What's Really at Stake
Fireflies might seem insignificant in the grand ecology of things. One might argue that losing a few beetles from a summer night barely registers compared to larger conservation crises. But that perspective misses something important about how ecosystems function.
Fireflies are indicators of broader environmental health. Their decline signals problems with habitat quality, light pollution, and chemical contamination that affect countless other species. They're also part of intricate food webs—their larvae eat invertebrate pests, and adult fireflies feed owls, spiders, and other nocturnal hunters.
Beyond the ecological mathematics, there's the question of what we lose when we eliminate magic from summer nights. Fireflies carry cultural weight. They appear in poetry, folklore, and childhood memories across cultures. They remind us that even in developed landscapes, wild things persist and perform their ancient dances.
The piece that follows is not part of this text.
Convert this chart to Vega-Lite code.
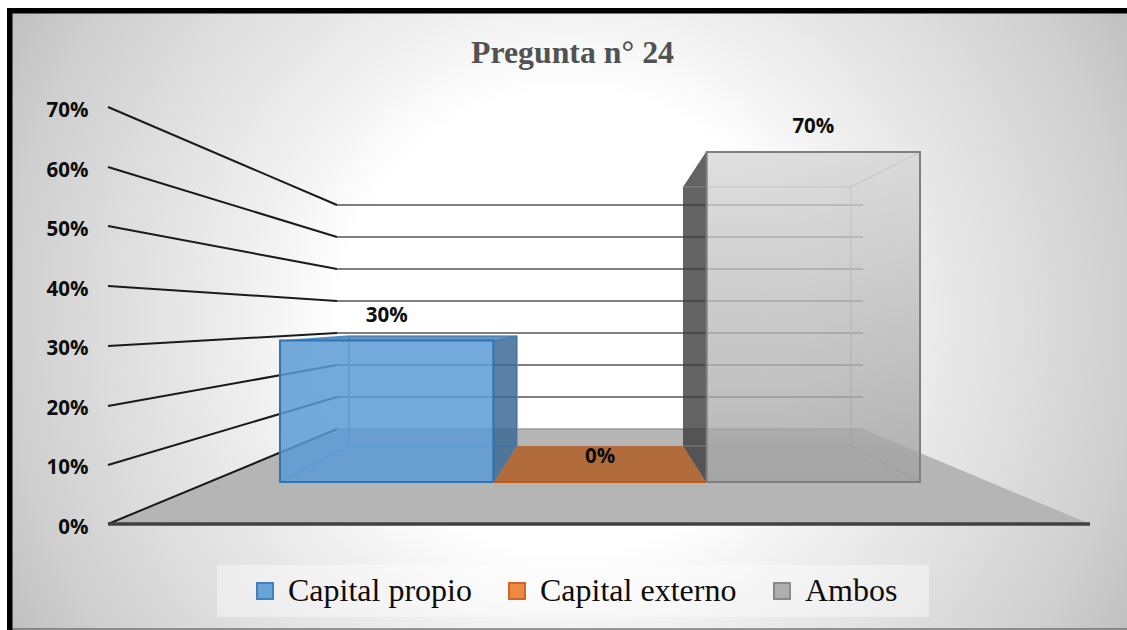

Like the reintroduction of wolves to Yellowstone, which proved that the loss of a single species ripples through entire ecosystems, the firefly decline teaches us that every creature has a role. Unlike wolves, though, fireflies ask almost nothing of us except that we dim our lights sometimes and leave a patch of grass unmowed.
The fireflies will survive somewhere, in some form, no matter what we do. But the question is whether future summers will carry that same sense of wonder when children step into their backyards and witness nature's own light show. Right now, the answer increasingly depends on the choices we make today.